What is expected
Reproduce nothing except the lines between the line with "Convert this chart to Bokeh code." and the line with "p.ygrid.grid_line_width = 1", both ends included, and please leave out pictures.

Material to process

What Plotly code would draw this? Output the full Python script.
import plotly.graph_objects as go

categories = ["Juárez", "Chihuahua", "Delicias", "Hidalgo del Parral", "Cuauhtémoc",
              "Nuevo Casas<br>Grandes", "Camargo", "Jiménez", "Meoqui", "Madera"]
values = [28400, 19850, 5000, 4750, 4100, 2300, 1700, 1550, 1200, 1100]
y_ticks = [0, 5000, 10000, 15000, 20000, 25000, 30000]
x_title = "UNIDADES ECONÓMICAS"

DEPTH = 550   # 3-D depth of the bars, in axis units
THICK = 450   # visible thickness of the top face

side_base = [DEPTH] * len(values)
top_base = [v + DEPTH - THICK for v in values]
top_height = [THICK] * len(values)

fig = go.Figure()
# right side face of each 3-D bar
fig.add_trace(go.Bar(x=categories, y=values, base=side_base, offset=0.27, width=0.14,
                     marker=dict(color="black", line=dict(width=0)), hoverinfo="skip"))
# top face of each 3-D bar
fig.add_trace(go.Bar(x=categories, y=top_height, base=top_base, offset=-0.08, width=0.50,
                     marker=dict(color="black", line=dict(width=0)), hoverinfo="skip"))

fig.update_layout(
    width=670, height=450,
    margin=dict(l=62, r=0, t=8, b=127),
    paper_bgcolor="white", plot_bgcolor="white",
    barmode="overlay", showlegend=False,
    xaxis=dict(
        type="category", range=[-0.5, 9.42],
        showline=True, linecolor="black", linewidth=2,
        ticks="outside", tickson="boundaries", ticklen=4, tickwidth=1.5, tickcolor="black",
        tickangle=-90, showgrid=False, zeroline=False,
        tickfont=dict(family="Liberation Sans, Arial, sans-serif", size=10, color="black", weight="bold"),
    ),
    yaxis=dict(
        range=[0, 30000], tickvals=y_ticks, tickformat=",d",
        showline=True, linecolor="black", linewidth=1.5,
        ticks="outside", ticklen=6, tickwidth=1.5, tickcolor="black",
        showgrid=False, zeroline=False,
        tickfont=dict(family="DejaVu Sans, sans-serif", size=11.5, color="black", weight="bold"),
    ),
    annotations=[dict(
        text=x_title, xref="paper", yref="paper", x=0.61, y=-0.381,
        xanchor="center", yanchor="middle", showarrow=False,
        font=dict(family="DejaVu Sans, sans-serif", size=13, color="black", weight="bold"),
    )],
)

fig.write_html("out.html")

==

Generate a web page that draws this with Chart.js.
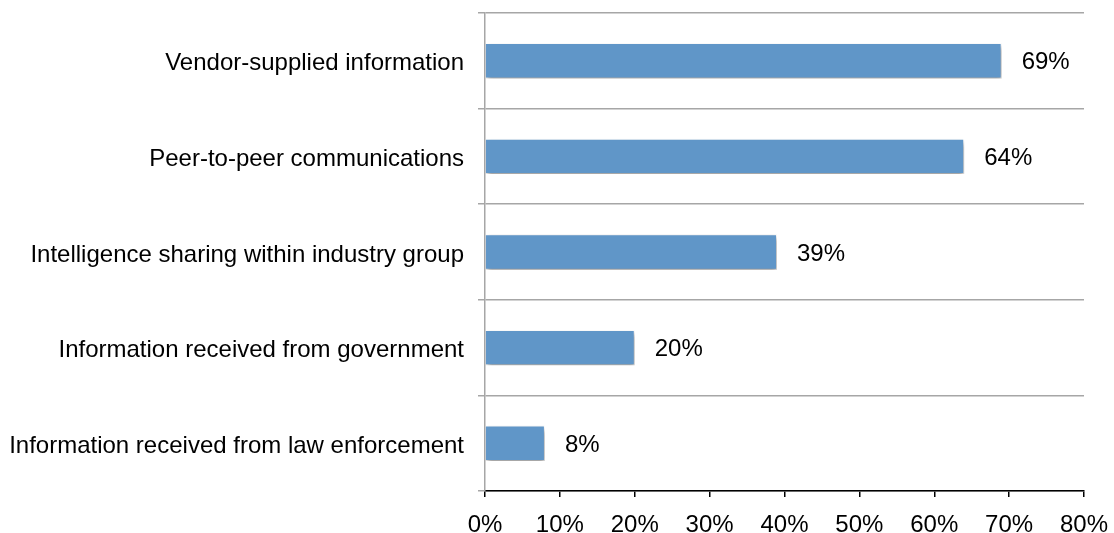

--

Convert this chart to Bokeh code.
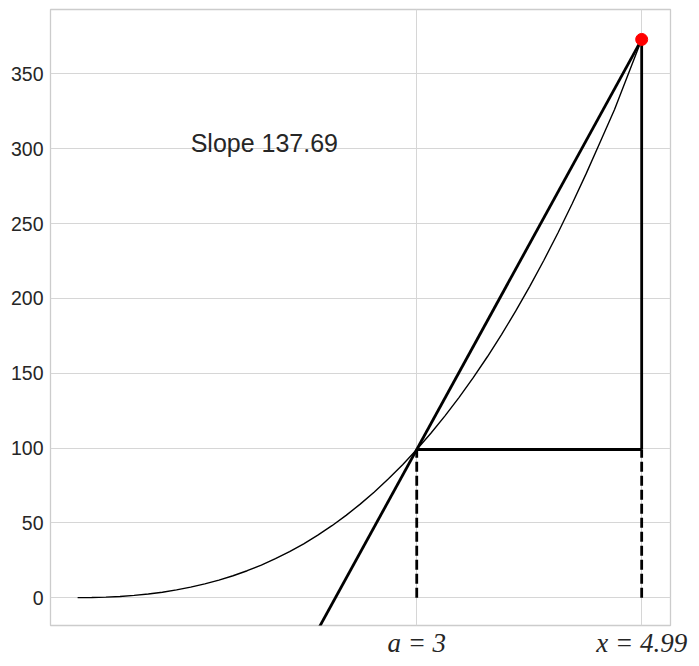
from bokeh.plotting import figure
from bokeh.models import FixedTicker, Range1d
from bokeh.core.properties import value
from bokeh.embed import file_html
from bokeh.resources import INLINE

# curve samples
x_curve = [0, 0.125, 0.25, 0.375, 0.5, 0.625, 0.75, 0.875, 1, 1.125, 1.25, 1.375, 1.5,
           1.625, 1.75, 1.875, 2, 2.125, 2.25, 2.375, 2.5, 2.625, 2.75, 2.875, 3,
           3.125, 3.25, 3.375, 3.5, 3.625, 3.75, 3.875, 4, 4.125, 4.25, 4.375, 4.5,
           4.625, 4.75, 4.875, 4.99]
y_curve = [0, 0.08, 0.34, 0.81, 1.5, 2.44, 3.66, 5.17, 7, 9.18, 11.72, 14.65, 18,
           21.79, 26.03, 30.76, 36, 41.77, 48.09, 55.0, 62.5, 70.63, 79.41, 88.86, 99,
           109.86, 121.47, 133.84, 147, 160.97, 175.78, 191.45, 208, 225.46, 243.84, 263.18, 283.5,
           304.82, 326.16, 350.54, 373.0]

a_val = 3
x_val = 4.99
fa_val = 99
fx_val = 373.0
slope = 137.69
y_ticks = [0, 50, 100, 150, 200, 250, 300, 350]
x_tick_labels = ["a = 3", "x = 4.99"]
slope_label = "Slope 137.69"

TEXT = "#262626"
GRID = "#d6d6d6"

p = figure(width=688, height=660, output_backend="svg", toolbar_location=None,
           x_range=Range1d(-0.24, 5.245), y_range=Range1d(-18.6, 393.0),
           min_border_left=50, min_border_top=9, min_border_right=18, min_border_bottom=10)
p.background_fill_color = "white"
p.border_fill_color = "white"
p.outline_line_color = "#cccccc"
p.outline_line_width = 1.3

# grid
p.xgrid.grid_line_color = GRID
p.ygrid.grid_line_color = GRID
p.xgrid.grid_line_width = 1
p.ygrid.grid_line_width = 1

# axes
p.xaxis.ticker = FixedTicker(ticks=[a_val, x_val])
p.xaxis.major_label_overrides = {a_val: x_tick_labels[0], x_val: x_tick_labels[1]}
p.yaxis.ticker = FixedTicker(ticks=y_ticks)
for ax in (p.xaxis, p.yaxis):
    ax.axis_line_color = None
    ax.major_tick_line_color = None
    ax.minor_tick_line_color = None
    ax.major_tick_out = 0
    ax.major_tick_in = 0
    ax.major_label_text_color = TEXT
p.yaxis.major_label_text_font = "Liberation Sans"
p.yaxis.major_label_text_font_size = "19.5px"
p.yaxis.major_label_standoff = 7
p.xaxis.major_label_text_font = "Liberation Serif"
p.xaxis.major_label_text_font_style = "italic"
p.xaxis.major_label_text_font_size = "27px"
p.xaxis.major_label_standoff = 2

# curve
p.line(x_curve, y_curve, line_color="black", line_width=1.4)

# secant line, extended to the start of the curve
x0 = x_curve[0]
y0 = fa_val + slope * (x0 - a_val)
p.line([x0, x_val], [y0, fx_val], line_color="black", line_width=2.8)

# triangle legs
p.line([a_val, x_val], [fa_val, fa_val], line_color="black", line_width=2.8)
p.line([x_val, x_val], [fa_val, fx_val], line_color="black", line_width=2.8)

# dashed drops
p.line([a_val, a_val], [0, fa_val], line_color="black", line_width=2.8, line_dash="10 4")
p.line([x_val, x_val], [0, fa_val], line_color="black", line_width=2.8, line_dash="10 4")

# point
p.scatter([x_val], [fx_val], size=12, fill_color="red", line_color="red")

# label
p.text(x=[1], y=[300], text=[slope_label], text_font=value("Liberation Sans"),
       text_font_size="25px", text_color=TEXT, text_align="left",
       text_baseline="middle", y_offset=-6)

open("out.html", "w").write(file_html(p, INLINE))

Full solution
Convert this chart to Bokeh code.
from bokeh.plotting import figure
from bokeh.models import FixedTicker, Range1d
from bokeh.core.properties import value
from bokeh.embed import file_html
from bokeh.resources import INLINE

# curve samples
x_curve = [0, 0.125, 0.25, 0.375, 0.5, 0.625, 0.75, 0.875, 1, 1.125, 1.25, 1.375, 1.5,
           1.625, 1.75, 1.875, 2, 2.125, 2.25, 2.375, 2.5, 2.625, 2.75, 2.875, 3,
           3.125, 3.25, 3.375, 3.5, 3.625, 3.75, 3.875, 4, 4.125, 4.25, 4.375, 4.5,
           4.625, 4.75, 4.875, 4.99]
y_curve = [0, 0.08, 0.34, 0.81, 1.5, 2.44, 3.66, 5.17, 7, 9.18, 11.72, 14.65, 18,
           21.79, 26.03, 30.76, 36, 41.77, 48.09, 55.0, 62.5, 70.63, 79.41, 88.86, 99,
           109.86, 121.47, 133.84, 147, 160.97, 175.78, 191.45, 208, 225.46, 243.84, 263.18, 283.5,
           304.82, 326.16, 350.54, 373.0]

a_val = 3
x_val = 4.99
fa_val = 99
fx_val = 373.0
slope = 137.69
y_ticks = [0, 50, 100, 150, 200, 250, 300, 350]
x_tick_labels = ["a = 3", "x = 4.99"]
slope_label = "Slope 137.69"

TEXT = "#262626"
GRID = "#d6d6d6"

p = figure(width=688, height=660, output_backend="svg", toolbar_location=None,
           x_range=Range1d(-0.24, 5.245), y_range=Range1d(-18.6, 393.0),
           min_border_left=50, min_border_top=9, min_border_right=18, min_border_bottom=10)
p.background_fill_color = "white"
p.border_fill_color = "white"
p.outline_line_color = "#cccccc"
p.outline_line_width = 1.3

# grid
p.xgrid.grid_line_color = GRID
p.ygrid.grid_line_color = GRID
p.xgrid.grid_line_width = 1
p.ygrid.grid_line_width = 1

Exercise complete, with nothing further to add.